Joshua Gosseling, the operations manager at an air traffic control facility that feeds flights to National, told investigators that rules at the airport limiting the number of airlines’ hourly take-off and landings allowed room for American’s packed schedules in half-hour increments. He said he unsuccessfully recommended to his bosses that the FAA more strictly oversee traffic at the airport.
“The industry is somehow providing enough influence to stop the words from being put on paper,” he told investigators. “Particularly, American Airlines.”

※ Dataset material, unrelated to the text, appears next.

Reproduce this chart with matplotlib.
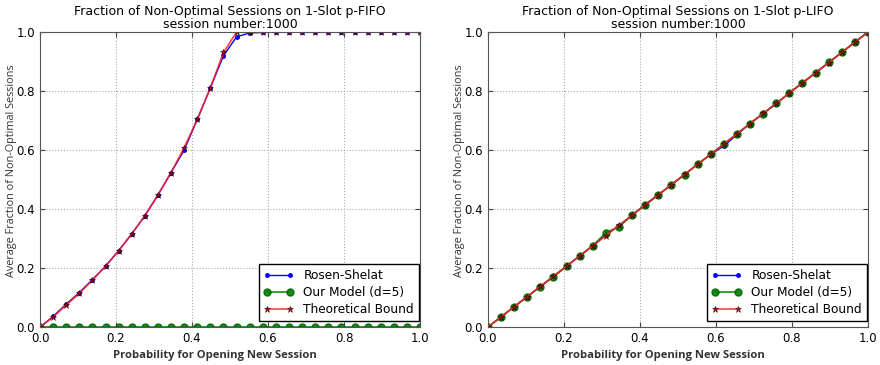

Lehman, who works at the same facility as Gosseling, testified at the NTSB hearings that he did not feel the pressure from American directly, but he told investigators earlier: “No one will stop them.”
“I don’t know how American has this much pull … but it’s a wink-wink that people know what’s going on,” Lehman said.
After the crash, officials sought ways to reduce the risk of another catastrophe. Allen participated in a review that analyzed flight data, a review that proposed a cut in the rate of arrivals at the airport. The shift would not eliminate the risk, but it would lessen it, the review concluded.
The proposal was presented to a larger group that included American Airlines, which Allen said was unhappy. An NTSB investigator asked Allen what feedback the carrier provided.
“They did not like the arrival rate being discussed as a mitigation, and they didn’t believe it should be a mitigation,” Allen said. In response, American reiterated its support of the FAA’s actions to close the helicopter route.
For Lane, whose wife and son were killed, digging into the evidence showed how a thousand small decisions at the airport had piled up before the crash – and had any of them been made differently, the crash might have been avoided.
“There’s hundreds of smoking guns,” he said, “that all fired at the same time.”